На "Зеркале" прошла конференция "Модернизм после Тарковского". Среди поставленных на ней вопросов: куда делась, почему рассосалась российская "новая волна", которая как раз развивалась в направлении, синхронном мировому кинопроцессу? Разумеется, сыграли свою роль возвращение цензуры в прямой или косвенной форме, реставрация системы табу, требования лакировки действительности в соответствии с новейшего образца патриотической риторикой. Однако надо признать, что эти зерна упали на унавоженную почву. Молодые российские режиссеры, те, что из generation next, озабочены проблемами жанра, разумеется, бюджета и проката, тем, как попасть на международный фестиваль и сорвать кассу на родине. Крайне редко от них можно услышать слова о культуре, о потребности высказывания, о поразившем их опыте зарубежных коллег. Мне довелось быть на одной из дискуссий фестиваля "Зеркало", где авторы короткометражек обсуждали проблемы и трудности кинодебюта. Символично, что разговор происходил ровно в то время, когда в соседнем кинозале показывался один из самых важных фильмов международного конкурса.

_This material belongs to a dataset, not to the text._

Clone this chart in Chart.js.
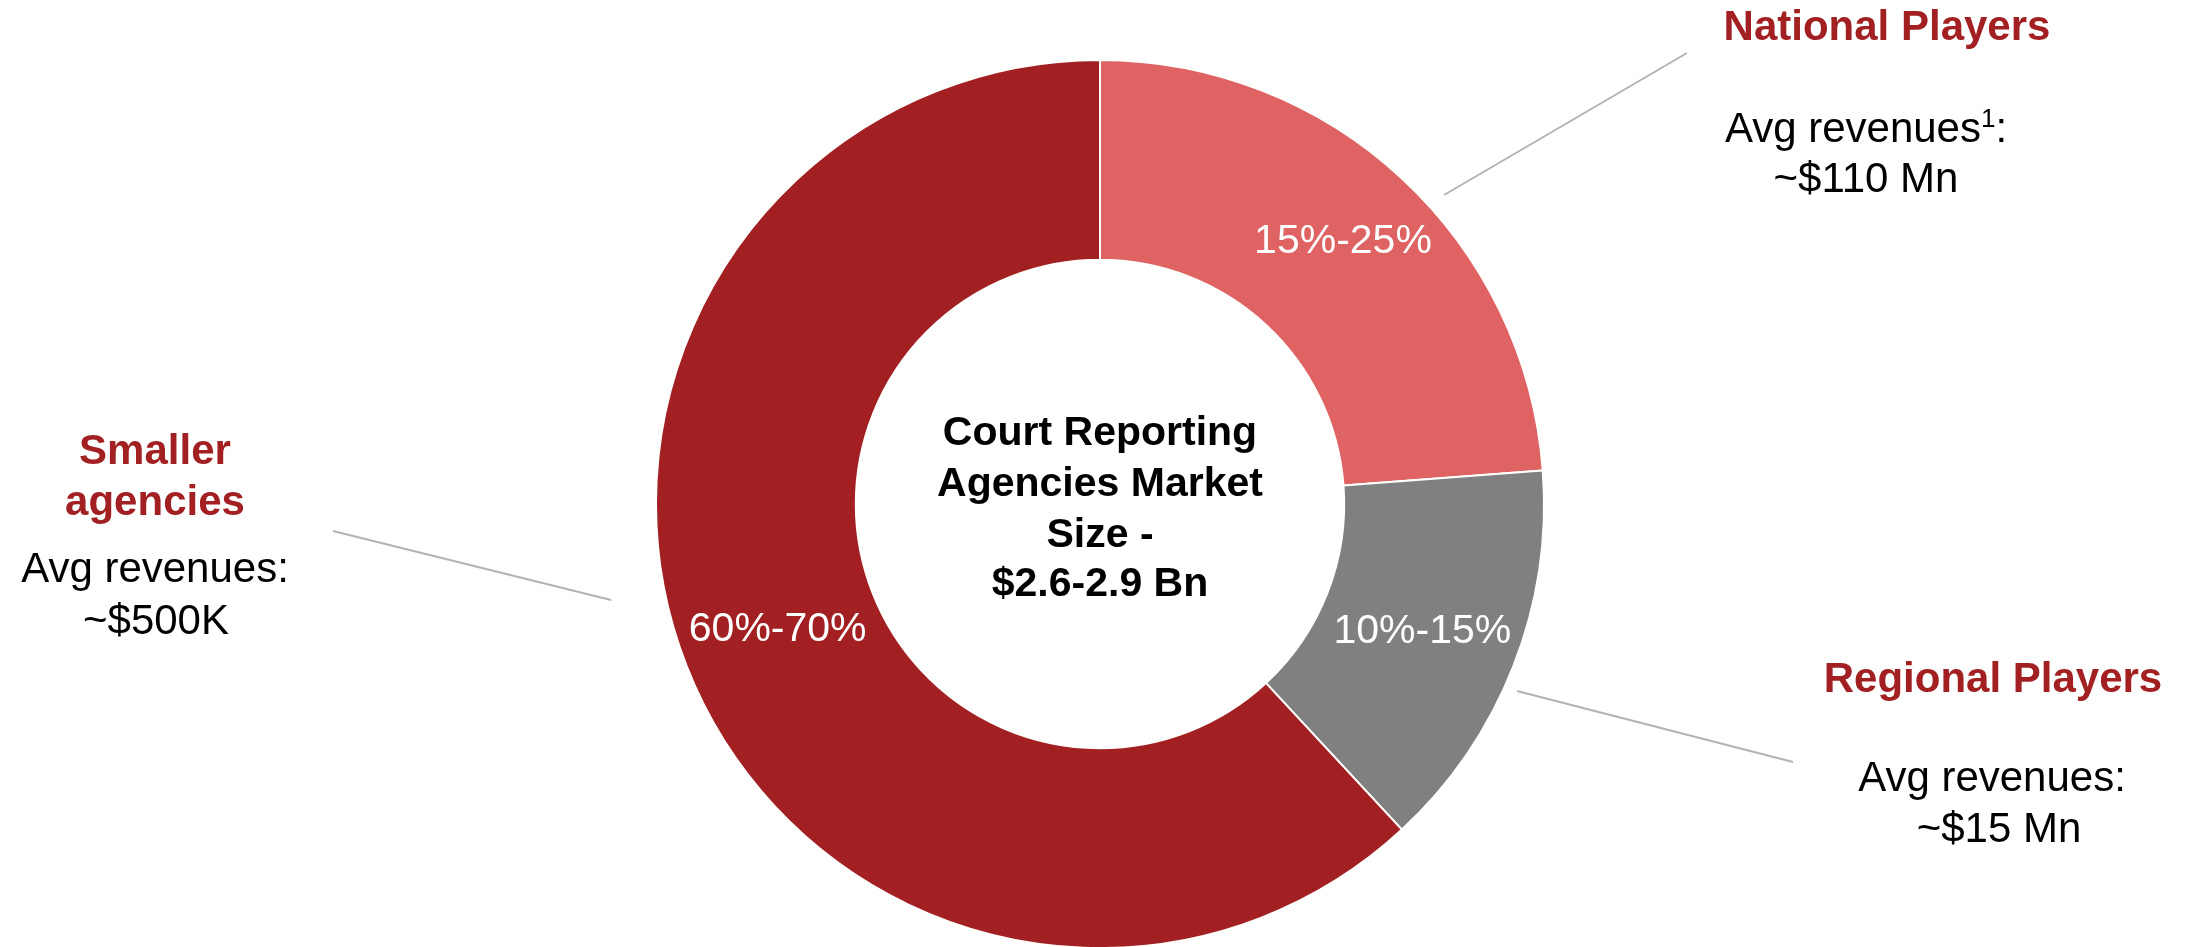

На этих показах всегда можно было видеть китайского режиссера, его коллегу — молодую женщину из Аргентины, индийского актера и продюсера — и гораздо реже, только как исключение, наших молодых. Да и среди мэтров, зацикленных на собственном творчестве и часто законсервированных в нем, далеко не все способны почувствовать живую струю в кинопотоке. В провинциальности сознания — одна из главных причин того, что русское кино находится там же, где определил ему место герой упомянутого выше фильма "Изображая жертву".